Monmouth Municipal Airport (FAA LID: C66) is a civil, public use airport located two miles north of Monmouth, Illinois. The airport is publicly owned by the City of Monmouth.

The airport hosts an annual fly-in breakfast on the 4th of July, which began in the 1980s.

==History==
The airport was founded in 1921 by a group known as the Aero Club. The Club raised money both from the community and the Curtiss-Iowa Aircraft Corporation. It is the oldest continuously operating airport in Illinois.

In 2019, a fire destroyed the airport's main hangar, destroying not only the hangar but also administrative building, airport documents, and eight of the ten aircraft stored there. The airport's plans for a new hangar was approved in 2021. The new hangar was completed in 2022 and opened for use in July of that year.

==Facilities and aircraft==
The airport has one runway: runway 3/21 is 2899 x 60 ft (884 x 18 m) and made of asphalt.

The airport operates its own fixed-base operator, offering fuel; parking and hangars; and a courtesy car. Local pilots can take advantage of flight training and aircraft rental. Aerial photography services are also available.

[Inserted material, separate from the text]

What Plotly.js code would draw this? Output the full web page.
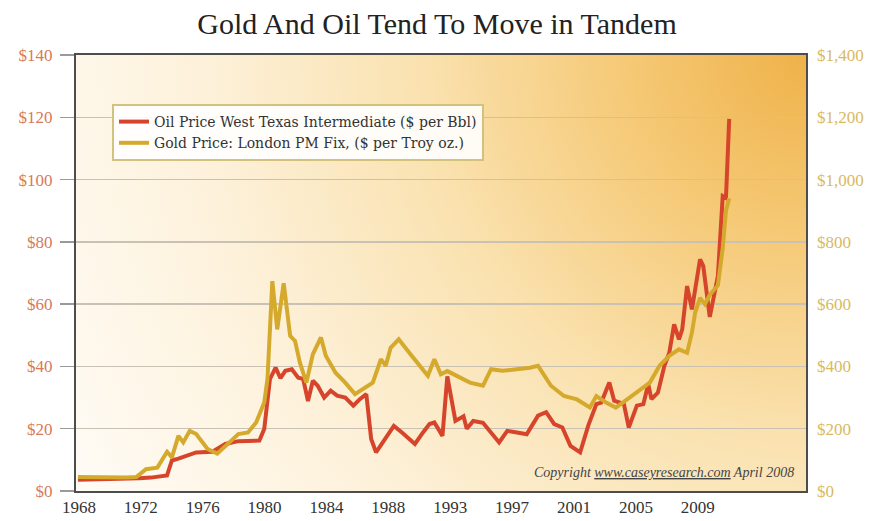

In 2023, the airport began a project to upgrade its parking apron; to extend a water line out to a fire hydrant; and to put in a new entrance road and car parking lot.

In the 12-month period ending July 31, 2019, 2022 airport had 96 airport operations per week, or about 5000 per year. These are 96% general aviation and 4% air taxi. For the same time period, the airport had 11 based aircraft, all of which were single-engine airplanes.

== Accidents and incidents ==

- On August 25, 2011, a single-engine airplane flipped over while landing at the Monmouth Municipal Airport. The pilot reported he hit the brakes too hard, causing the aircraft to flip over.